Slack for families

By Tom on April 4, 2016 — 1 min read

We’ve recently been experimenting with using Slack at home. It’s been pretty great so I thought I’d share our setup in the hope that I might find others doing similar things. If you are, I’d love to hear about it!

So I recently setup a Slack team for our family, it’s called “The Willmots”. So far it’s just my Wife and I hanging out. Pretty chill. Even though this might seem like it’s just another way to communicate with each other there’s something about it being “Slack” that has made me much more likely to regularly post there.

So far we have 4 rooms:

  • #life–the family equivalent of #general.
  • #acorn–we have a holiday cottage, this rooms for everything related to that.
  • #portugal-trip–we’re going to Portugal next week.
  • #new-car–we’re buying a new car.

I expect we’ll continue to add new rooms as we come up for uses for them.

Notifications

The biggest benefit I’ve seen so far has been in Slack’s ability to pipe in notifications from tonnes of services and tools. Here’re some of the things we have set up so far:

  • When either of us uploads a new scan to our shared Evernote, it’s automatically posted. Useful for staying up to date with bills, letters that concern us both etc. (We scan all our paperwork in Evernote and discard).
  • Using the Nest Thermostat we’re able to tell whether there’s anyone in the holiday cottage and are notified when they leave and return.
  • Every morning at 7am the day’s weather forecast is posted to #life.
  • Using the IFTTT iOS location feature we get a notification each time either of us arrives home.

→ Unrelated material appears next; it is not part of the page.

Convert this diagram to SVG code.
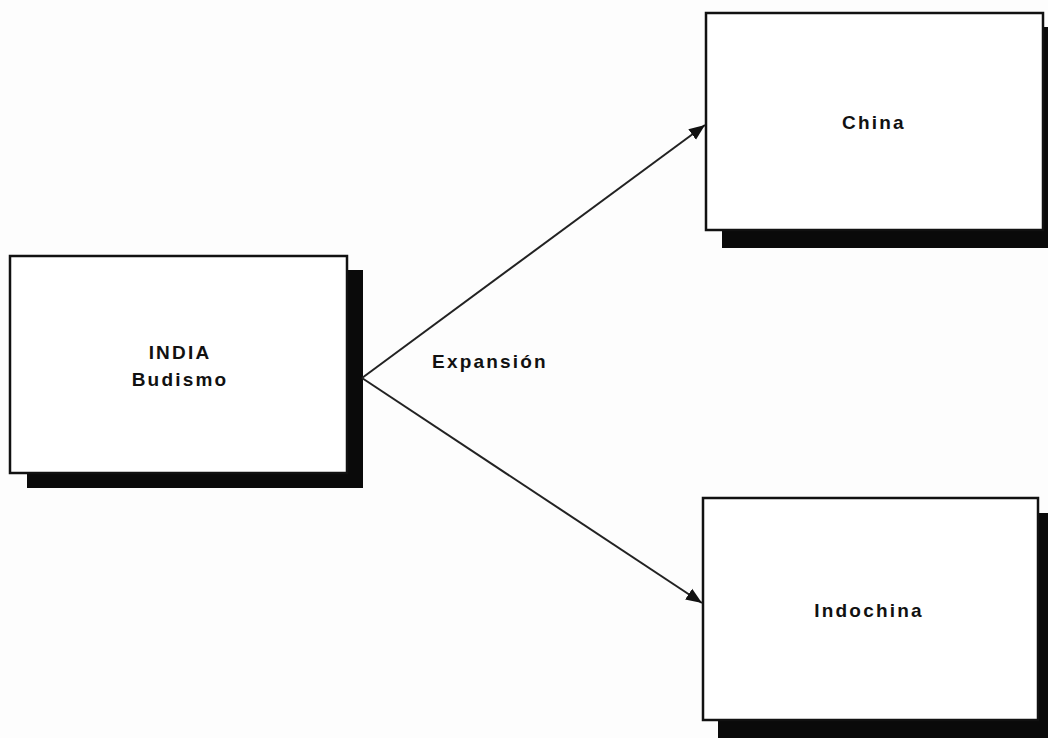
<svg xmlns="http://www.w3.org/2000/svg" width="1048" height="738" viewBox="0 0 1048 738">
<style>
.box{fill:#fff;stroke:#111;stroke-width:2.5}
.shadow{fill:#0a0a0a}
.lbl{font-family:"Liberation Sans",Arial,sans-serif;font-weight:bold;font-size:19px;fill:#111;text-anchor:middle;letter-spacing:2.2px}
.conn{stroke:#222;stroke-width:2;fill:none}
</style>
<defs>
<marker id="arr" viewBox="0 0 10 10" refX="10" refY="5" markerWidth="16" markerHeight="16" markerUnits="userSpaceOnUse" orient="auto">
<path d="M0,1 L10,5 L0,9 z" fill="#111"/>
</marker>
</defs>
<rect width="1048" height="738" fill="#fdfdfd"/>
<g id="india">
<rect class="shadow" x="27" y="270" width="336" height="218"/>
<rect class="box" x="10" y="256" width="337" height="217"/>
<text class="lbl" x="180" y="359">INDIA</text>
<text class="lbl" x="180" y="386">Budismo</text>
</g>
<g id="china">
<rect class="shadow" x="722" y="27" width="330" height="221"/>
<rect class="box" x="706" y="13" width="337" height="217"/>
<text class="lbl" x="874" y="129">China</text>
</g>
<g id="indochina">
<rect class="shadow" x="718" y="513" width="334" height="228"/>
<rect class="box" x="703" y="498" width="335" height="222"/>
<text class="lbl" x="869" y="617">Indochina</text>
</g>
<g id="connectors">
<line class="conn" x1="362" y1="378" x2="705" y2="125" marker-end="url(#arr)"/>
<line class="conn" x1="362" y1="378" x2="702" y2="603" marker-end="url(#arr)"/>
<text class="lbl" x="490" y="368">Expansión</text>
</g>
</svg>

We also use the /remind command for a bunch of things, including:

  • Every Monday evening we’re reminded that it’s bin day along with which bin to put out.
  • Every Monday evening we’re prompted to update our weekly Abel and Cole food order and every Tuesday evening we’re reminded to put out the empty food boxes for pickup.

We’ve only been running this for a week or so, it’s early days and I’m sure there are a bunch of other useful things I could be doing. Perhaps you have some you could share?

Leave a comment

  • Nice setup! :)

    I use Telegram with my wife and works out nicely for us, since at the moment we don’t really need different streams. Notifications and reminders look interesting though, will definitely play around with Slack or Telegram bots to create something similar :)

    • Yeah I think bots / integrations are one of the biggest benefits with Slack, I’m keen to discover and setup some more.

  • Don’t forget to add annual and monthly reminders for stuff around the house that you should do. E.g. An annual reminder for cleaning the leaves out of your gutters, testing your electrical safety switch in your fusebox, testing the steam release valve in your hit water system, cleaning your solar panels, washing your fly screens and getting pest person to spray for insects, spiders and ants. Then you’ve got your monthlys reminders to test your smoke alarms and stuff like that!

    • I just setup a Slack team for our family, and one of the first things I did was add a Google Calendar integration for this sort of thing!

      We have a shared calendar, and now it pipes create/edit/delete for events into the #life room, but also Monday mornings get a week summary which I think will be super useful.

  • Love it Tom!

    Tom (my husband) and I use Redbooth (a task management system) to assign work and personal tasks to each other.

    – Vineeta

  • Tom,
    We too use Slack for familial chatter. It has been WAY better than Google Chat (which we used exclusively), especially with the rooms for related topics.

    Using slack for planning trips is easy too, as we recently took a trip to Puerto Rico and had a room where our friends were guests. This way we could all be a part of the dialog.

    I’m definitely going to start using the /reminders. Thanks for pointing that one out. Also the integrations with IFTTT… I haven’t yet dabbled in that arena, but I think I might :-)

  • Cool experiment for sure, have you tried Google Keep? We use that for most of what you wrote above!